The District of Columbia is spending about $15 million a year to lease space without knowing how much space it owns or needs, the General Accounting Office said in a report released yesterday.
"Without an improved system and adequate information, the District cannot know how many square feet of space it needs," the GAO report said.
The GAO, which conducts studies and audits for Congress, noted that the city is now devising a new space-reporting system and conducting a citywide building survey that should correct the problem, but recommends that until that is done, the city should not buy any new properties.
Harold Henson, the city's chief contracting officer, disagreed with the report, contending that the GAO had presented no evidence that the city is uninformed about space use.

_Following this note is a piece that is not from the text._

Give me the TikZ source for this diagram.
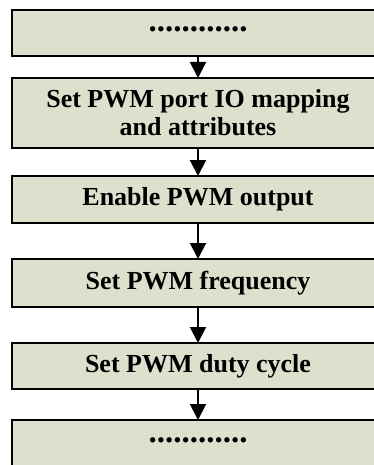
\documentclass[tikz,border=0pt]{standalone}
\usepackage{fontspec}
\setmainfont{Liberation Serif}
\usepackage{tikz}
\usepackage{xcolor}
\usetikzlibrary{arrows.meta}

\definecolor{boxfill}{RGB}{221,224,204}

\tikzset{
  stepbox/.style={draw=black, line width=2pt, fill=boxfill, minimum width=372pt,
    inner sep=0pt, align=center, font=\fontsize{26}{28}\selectfont\bfseries},
  dotsbox/.style={stepbox, font=\fontsize{33}{33}\selectfont\bfseries},
  flowarrow/.style={draw=black, line width=2pt, -{Triangle[width=16pt,length=16pt]}, shorten >=-1pt}
}

\begin{document}
\begin{tikzpicture}[x=1pt,y=-1pt]
\useasboundingbox (0,0) rectangle (374,465);
\clip (0,0) rectangle (374,465);
\node[dotsbox, minimum height=46pt] (dotsTop) at (198,33) {\raisebox{0.22em}{............}};
\node[stepbox, minimum height=70pt] (mapIO) at (198,113) {Set PWM port IO mapping\\and attributes};
\node[stepbox, minimum height=47pt] (enablePWM) at (198,199.5) {Enable PWM output};
\node[stepbox, minimum height=48pt] (setFreq) at (198,283) {Set PWM frequency};
\node[stepbox, minimum height=46pt] (setDuty) at (198,366) {Set PWM duty cycle};
\node[dotsbox, minimum height=47pt] (dotsEnd) at (198,443.5) {\raisebox{0.22em}{............}};
\draw[flowarrow] (dotsTop) -- (mapIO);
\draw[flowarrow] (mapIO) -- (enablePWM);
\draw[flowarrow] (enablePWM) -- (setFreq);
\draw[flowarrow] (setFreq) -- (setDuty);
\draw[flowarrow] (setDuty) -- (dotsEnd);
\end{tikzpicture}
\end{document}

Henson said yesterday that the city knows how much space it has and needs and is not leasing space or seeking to buy new buildings unnecessarily.
Henson criticized GAO's methods of conducting the study, asserting that it was compiled after talking to unnamed officials and reviewing a few reports and documents.
The report, signed by GAO director William J. Anderson, said the agency had reviewed all 24 leases that the city had signed or renewed in fiscal 1981, and had interviewed employes familiar with the leasing process.
The GAO said it found that Henson's Department of General Services, in all 24 leases, had failed to validate the amount of space requested by city agencies or reconcile that to the number of employes who would use the space.
The report said that a 1979 oversight report found that District government storage areas were only 61 percent used, and that department officials could not supply current comparable figures for space use in D.C. warehouses.
Henson, in a letter to GAO last Jan. 19, said the city leases 1,378,600 square feet of space at an annual cost of $11,009,640, and that the city expects an annual increase of about $1.5 million to rent the same space during the next three to five years.